SUPPLIED MATERIAL:
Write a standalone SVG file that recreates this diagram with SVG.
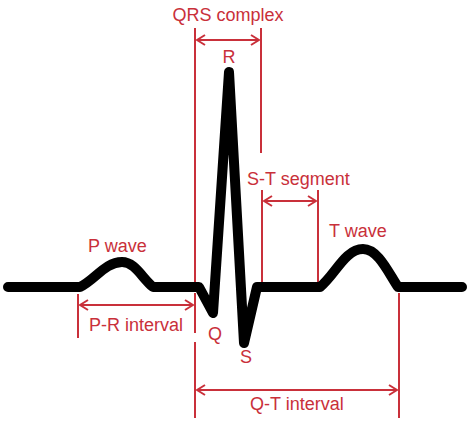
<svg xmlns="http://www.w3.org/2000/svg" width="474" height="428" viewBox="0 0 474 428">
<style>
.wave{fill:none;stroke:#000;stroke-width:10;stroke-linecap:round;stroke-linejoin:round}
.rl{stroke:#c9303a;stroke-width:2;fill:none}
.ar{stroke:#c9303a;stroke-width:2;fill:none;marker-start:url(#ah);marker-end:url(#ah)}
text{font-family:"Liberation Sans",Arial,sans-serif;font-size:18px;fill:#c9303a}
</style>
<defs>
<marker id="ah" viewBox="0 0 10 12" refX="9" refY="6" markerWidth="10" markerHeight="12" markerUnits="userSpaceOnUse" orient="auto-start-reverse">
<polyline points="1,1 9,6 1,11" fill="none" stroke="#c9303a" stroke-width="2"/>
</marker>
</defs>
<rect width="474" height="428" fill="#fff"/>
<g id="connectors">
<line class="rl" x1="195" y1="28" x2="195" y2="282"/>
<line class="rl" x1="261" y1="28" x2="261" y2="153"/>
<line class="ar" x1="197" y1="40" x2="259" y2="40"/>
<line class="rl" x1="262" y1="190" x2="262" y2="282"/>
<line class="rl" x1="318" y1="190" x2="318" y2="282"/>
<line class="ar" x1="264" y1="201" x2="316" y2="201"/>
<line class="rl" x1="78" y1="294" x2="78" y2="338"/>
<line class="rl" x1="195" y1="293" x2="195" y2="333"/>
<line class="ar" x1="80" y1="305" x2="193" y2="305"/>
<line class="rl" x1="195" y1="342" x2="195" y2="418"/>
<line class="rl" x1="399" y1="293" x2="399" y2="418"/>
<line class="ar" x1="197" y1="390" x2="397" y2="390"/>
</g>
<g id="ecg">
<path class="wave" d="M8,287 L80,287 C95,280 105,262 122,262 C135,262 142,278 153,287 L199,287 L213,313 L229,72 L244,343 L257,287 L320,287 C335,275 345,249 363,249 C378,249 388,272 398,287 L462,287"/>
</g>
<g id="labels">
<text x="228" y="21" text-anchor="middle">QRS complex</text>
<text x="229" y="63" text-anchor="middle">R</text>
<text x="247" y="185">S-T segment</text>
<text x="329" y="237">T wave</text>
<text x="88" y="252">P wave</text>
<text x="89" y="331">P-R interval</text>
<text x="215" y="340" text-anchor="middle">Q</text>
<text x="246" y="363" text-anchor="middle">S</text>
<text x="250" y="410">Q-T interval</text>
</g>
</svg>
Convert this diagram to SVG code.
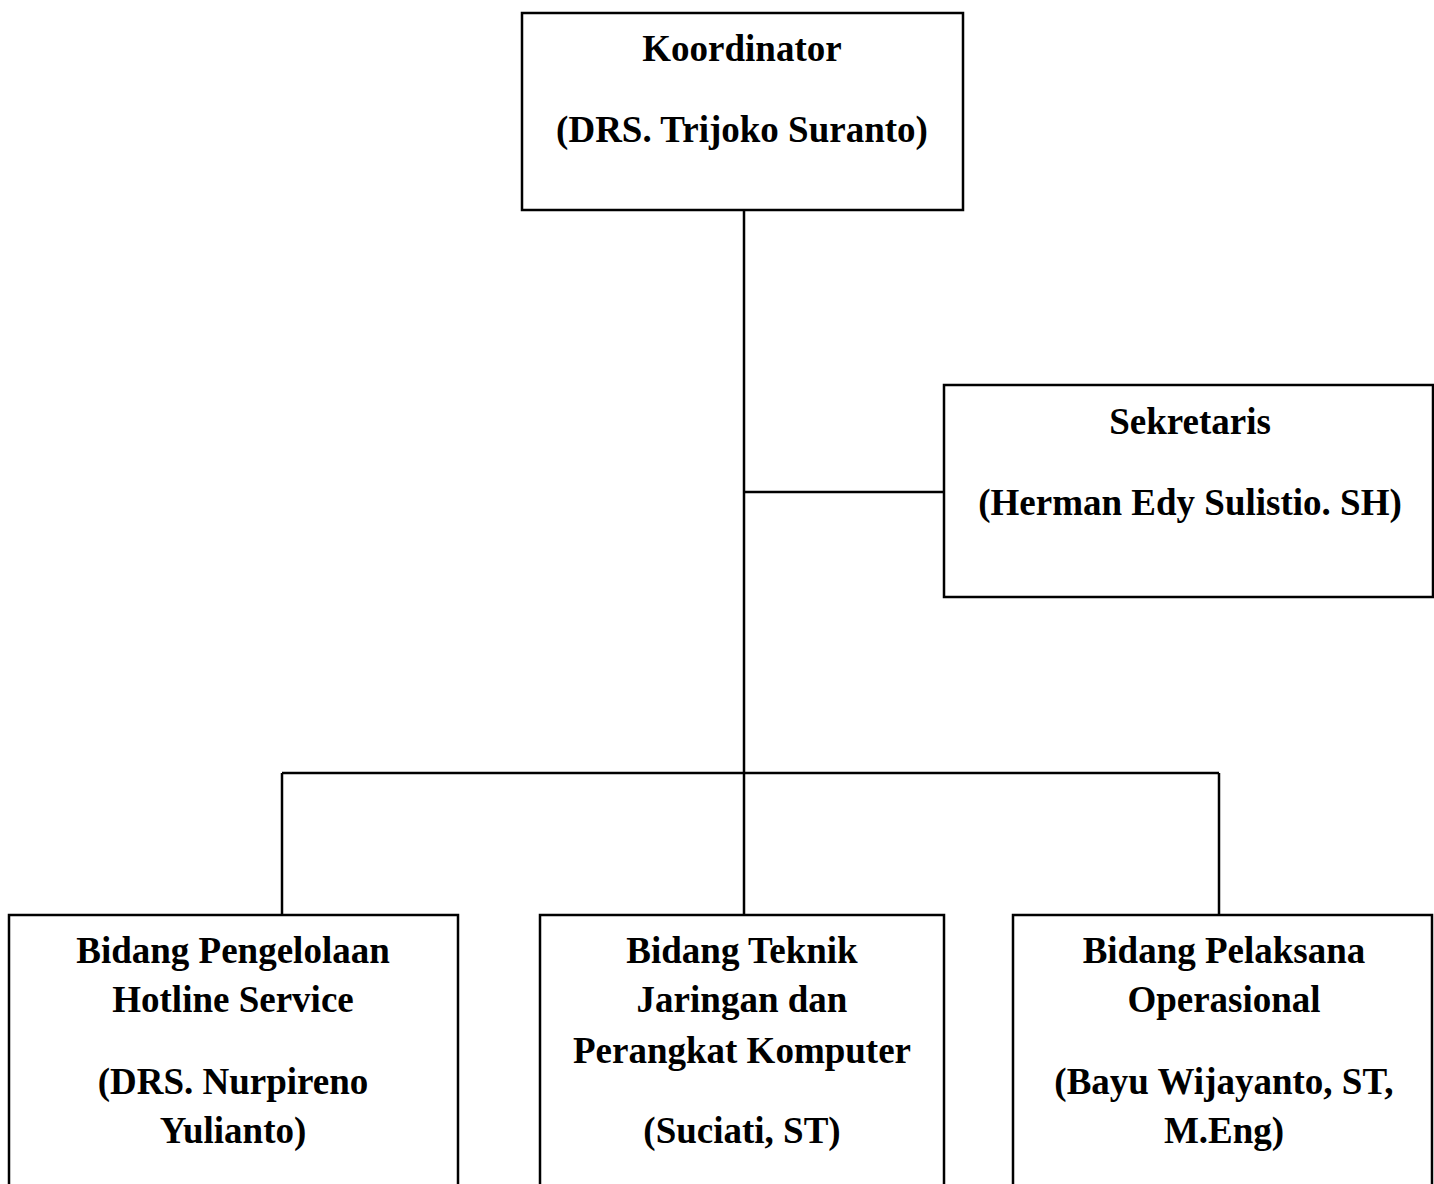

YOUR GOAL: Your copy should repeat each entry above exactly but contain no pictures.

SOLUTION TO THE PROBLEM:
Write a standalone SVG file that recreates this diagram with SVG.
<svg xmlns="http://www.w3.org/2000/svg" width="474" height="428" viewBox="0 0 474 428">
<style>
.wave{fill:none;stroke:#000;stroke-width:10;stroke-linecap:round;stroke-linejoin:round}
.rl{stroke:#c9303a;stroke-width:2;fill:none}
.ar{stroke:#c9303a;stroke-width:2;fill:none;marker-start:url(#ah);marker-end:url(#ah)}
text{font-family:"Liberation Sans",Arial,sans-serif;font-size:18px;fill:#c9303a}
</style>
<defs>
<marker id="ah" viewBox="0 0 10 12" refX="9" refY="6" markerWidth="10" markerHeight="12" markerUnits="userSpaceOnUse" orient="auto-start-reverse">
<polyline points="1,1 9,6 1,11" fill="none" stroke="#c9303a" stroke-width="2"/>
</marker>
</defs>
<rect width="474" height="428" fill="#fff"/>
<g id="connectors">
<line class="rl" x1="195" y1="28" x2="195" y2="282"/>
<line class="rl" x1="261" y1="28" x2="261" y2="153"/>
<line class="ar" x1="197" y1="40" x2="259" y2="40"/>
<line class="rl" x1="262" y1="190" x2="262" y2="282"/>
<line class="rl" x1="318" y1="190" x2="318" y2="282"/>
<line class="ar" x1="264" y1="201" x2="316" y2="201"/>
<line class="rl" x1="78" y1="294" x2="78" y2="338"/>
<line class="rl" x1="195" y1="293" x2="195" y2="333"/>
<line class="ar" x1="80" y1="305" x2="193" y2="305"/>
<line class="rl" x1="195" y1="342" x2="195" y2="418"/>
<line class="rl" x1="399" y1="293" x2="399" y2="418"/>
<line class="ar" x1="197" y1="390" x2="397" y2="390"/>
</g>
<g id="ecg">
<path class="wave" d="M8,287 L80,287 C95,280 105,262 122,262 C135,262 142,278 153,287 L199,287 L213,313 L229,72 L244,343 L257,287 L320,287 C335,275 345,249 363,249 C378,249 388,272 398,287 L462,287"/>
</g>
<g id="labels">
<text x="228" y="21" text-anchor="middle">QRS complex</text>
<text x="229" y="63" text-anchor="middle">R</text>
<text x="247" y="185">S-T segment</text>
<text x="329" y="237">T wave</text>
<text x="88" y="252">P wave</text>
<text x="89" y="331">P-R interval</text>
<text x="215" y="340" text-anchor="middle">Q</text>
<text x="246" y="363" text-anchor="middle">S</text>
<text x="250" y="410">Q-T interval</text>
</g>
</svg>
Convert this diagram to SVG code.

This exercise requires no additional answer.